** START OF STORED ROWS **
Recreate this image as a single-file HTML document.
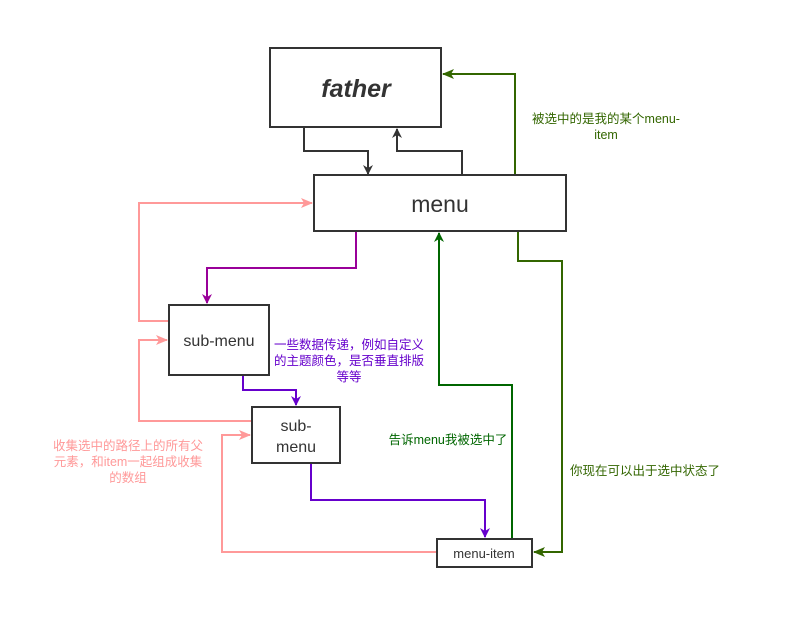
<!DOCTYPE html>
<html><head><meta charset="utf-8"><style>
html,body{margin:0;padding:0;background:#fff;}
svg{display:block;}
text{font-family:"Liberation Sans","Noto Sans CJK SC",sans-serif;}
</style></head><body>
<svg width="788" height="629" viewBox="0 0 788 629" xmlns="http://www.w3.org/2000/svg">
<defs>
<marker id="aK" markerWidth="10" markerHeight="10" refX="9" refY="5" orient="auto" markerUnits="userSpaceOnUse"><path d="M0,0 L10,5 L0,10 L3,5 z" fill="#333"/></marker>
<marker id="aP" markerWidth="12" markerHeight="10" refX="11" refY="5" orient="auto" markerUnits="userSpaceOnUse"><path d="M0,0 L12,5 L0,10 L3,5 z" fill="#ff9999"/></marker>
<marker id="aM" markerWidth="10" markerHeight="10" refX="9" refY="5" orient="auto" markerUnits="userSpaceOnUse"><path d="M0,0 L10,5 L0,10 L3,5 z" fill="#990099"/></marker>
<marker id="aV" markerWidth="10" markerHeight="10" refX="9" refY="5" orient="auto" markerUnits="userSpaceOnUse"><path d="M0,0 L10,5 L0,10 L3,5 z" fill="#6600cc"/></marker>
<marker id="aG" markerWidth="10" markerHeight="10" refX="9" refY="5" orient="auto" markerUnits="userSpaceOnUse"><path d="M0,0 L10,5 L0,10 L3,5 z" fill="#006600"/></marker>
<marker id="aO" markerWidth="12" markerHeight="10" refX="11" refY="5" orient="auto" markerUnits="userSpaceOnUse"><path d="M0,0 L12,5 L0,10 L3,5 z" fill="#336600"/></marker>
</defs>
<g fill="none" stroke-width="2">
<path d="M304,128 V151 H368 V174" stroke="#333" marker-end="url(#aK)"/>
<path d="M462,174 V151 H397 V129" stroke="#333" marker-end="url(#aK)"/>
<path d="M515,174 V74 H443" stroke="#336600" marker-end="url(#aO)"/>
<path d="M169,321 H139 V203 H312" stroke="#ff9999" marker-end="url(#aP)"/>
<path d="M252,421 H139 V340 H167" stroke="#ff9999" marker-end="url(#aP)"/>
<path d="M437,552 H222 V435 H250" stroke="#ff9999" marker-end="url(#aP)"/>
<path d="M356,232 V268 H207 V303" stroke="#990099" marker-end="url(#aM)"/>
<path d="M243,376 V390 H296 V405" stroke="#6600cc" marker-end="url(#aV)"/>
<path d="M311,464 V500 H485 V537" stroke="#6600cc" marker-end="url(#aV)"/>
<path d="M512,538 V385 H439 V233" stroke="#006600" marker-end="url(#aG)"/>
<path d="M518,232 V261 H562 V552 H534" stroke="#336600" marker-end="url(#aO)"/>
</g>
<g fill="#fff" stroke="#333" stroke-width="2">
<rect x="270" y="48" width="171" height="79"/>
<rect x="314" y="175" width="252" height="56"/>
<rect x="169" y="305" width="100" height="70"/>
<rect x="252" y="407" width="88" height="56"/>
<rect x="437" y="539" width="95" height="28"/>
</g>
<g fill="#333" text-anchor="middle">
<text x="356" y="97" font-size="25" font-style="italic" font-weight="bold">father</text>
<text x="440" y="212" font-size="23">menu</text>
<text x="219" y="346" font-size="16">sub-menu</text>
<text x="296" y="431" font-size="16">sub-</text>
<text x="296" y="452" font-size="16">menu</text>
<text x="484" y="558" font-size="13">menu-item</text>
</g>
<g font-size="12.5" text-anchor="middle">
<text x="606" y="123" fill="#336600">被选中的是我的某个menu-</text>
<text x="606" y="139" fill="#336600">item</text>
<text x="349" y="349" fill="#6600cc">一些数据传递，例如自定义</text>
<text x="349" y="365" fill="#6600cc">的主题颜色，是否垂直排版</text>
<text x="349" y="381" fill="#6600cc">等等</text>
<text x="128" y="450" fill="#ff9999">收集选中的路径上的所有父</text>
<text x="128" y="466" fill="#ff9999">元素，和item一起组成收集</text>
<text x="128" y="482" fill="#ff9999">的数组</text>
<text x="448" y="444" fill="#006600">告诉menu我被选中了</text>
<text x="645" y="475" fill="#336600">你现在可以出于选中状态了</text>
</g>
</svg>
</body></html>
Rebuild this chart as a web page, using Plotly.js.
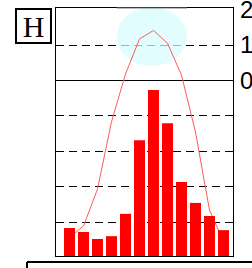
<!DOCTYPE html>
<html>
<head>
<meta charset="utf-8">
<script src="https://cdn.plot.ly/plotly-3.0.1.min.js"></script>
<style>html,body{margin:0;padding:0;background:#fff;}#chart{width:252px;height:268px;}</style>
</head>
<body>
<div id="chart"></div>
<script>
// Monthly data
var months = ['Jan','Feb','Mar','Apr','May','Jun','Jul','Aug','Sep','Oct','Nov','Dec'];
var precipitation = [7.9, 6.8, 4.8, 5.6, 11.9, 32.7, 46.9, 37.5, 20.9, 15.0, 11.3, 7.3];
var temperature = [-44.4, -41.1, -30.7, -11.7, 1.8, 11.7, 14.1, 10.5, 1.5, -14.6, -36.6, -45.6];
var gridValues = [-40, -30, -20, -10, 0, 10];
var labelValues = [0, 10, 20];
var labelText = ['0', '10', '20'];
var panelLabel = 'H';

var tempRange = [-49.6, 20.45];
var span = tempRange[1] - tempRange[0];
var precipRange = [0, span];          // same unit size as the temperature axis
var xRange = [-0.964, 11.679];

var traces = [
  {
    type: 'scatter', mode: 'lines', x: months, y: temperature,
    xaxis: 'x', yaxis: 'y',
    line: {color: '#ff5a5a', width: 1}, hoverinfo: 'skip'
  },
  {
    type: 'bar', x: months, y: precipitation,
    xaxis: 'x', yaxis: 'y2', width: 0.786,
    marker: {color: '#ff0000', line: {width: 0}}, hoverinfo: 'skip'
  }
];

var layout = {
  width: 252, height: 268,
  margin: {l: 56, r: 19, t: 8, b: 12, pad: 0},
  paper_bgcolor: '#ffffff', plot_bgcolor: '#ffffff',
  showlegend: false,
  xaxis: {
    type: 'category', range: xRange, showticklabels: false, ticks: '',
    showgrid: false, zeroline: false,
    showline: true, linecolor: '#000', linewidth: 1, mirror: true
  },
  yaxis: {
    range: tempRange, side: 'left', tickmode: 'array', tickvals: gridValues,
    showticklabels: false, ticks: '',
    showgrid: true, gridcolor: '#000', gridwidth: 1, griddash: '8px,5px',
    zeroline: true, zerolinecolor: '#000', zerolinewidth: 1,
    showline: true, linecolor: '#000', linewidth: 1, mirror: true
  },
  yaxis2: {
    overlaying: 'y', side: 'right', range: precipRange,
    tickmode: 'array',
    tickvals: labelValues.map(function (v) { return v - tempRange[0]; }),
    ticktext: labelText, ticks: '', ticklabelstandoff: 6, ticklabeloverflow: 'allow',
    showgrid: false, zeroline: false, showline: false,
    tickfont: {family: 'Liberation Sans, Arial, sans-serif', size: 24, color: '#000'}
  },
  shapes: [
    {
      type: 'circle', xref: 'x', yref: 'y', x0: 3.372, x1: 8.393, y0: 4.07, y1: 20.7,
      layer: 'between', fillcolor: 'rgb(215,252,252)', opacity: 0.72, line: {width: 0}
    },
    {
      type: 'line', xref: 'x', yref: 'paper', x0: 3.372, x1: 8.393, y0: 1, y1: 1,
      layer: 'above', line: {color: '#808080', width: 1}
    },
    {
      type: 'line', xref: 'paper', yref: 'paper', x0: -0.1638, x1: 1.2, y0: -0.0242, y1: -0.0242,
      layer: 'above', line: {color: '#000', width: 2}
    },
    {
      type: 'line', xref: 'paper', yref: 'paper', x0: -0.1638, x1: -0.1638, y0: -0.0242, y1: -0.06,
      layer: 'above', line: {color: '#000', width: 2}
    }
  ],
  annotations: [
    {
      text: panelLabel, xref: 'paper', yref: 'paper', x: -0.129, y: 0.929,
      xanchor: 'center', yanchor: 'middle', showarrow: false,
      font: {family: 'Liberation Serif, Times New Roman, serif', size: 30, color: '#000'},
      bordercolor: '#000', borderwidth: 2, borderpad: 0, width: 33, height: 32, bgcolor: '#fff'
    }
  ]
};

Plotly.newPlot('chart', traces, layout, {staticPlot: true, displayModeBar: false});
</script>
</body>
</html>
** END OF STORED ROWS **
** JOB **
Reply with nothing but the number of lines that contain the word "this".

** RESPONSE **
2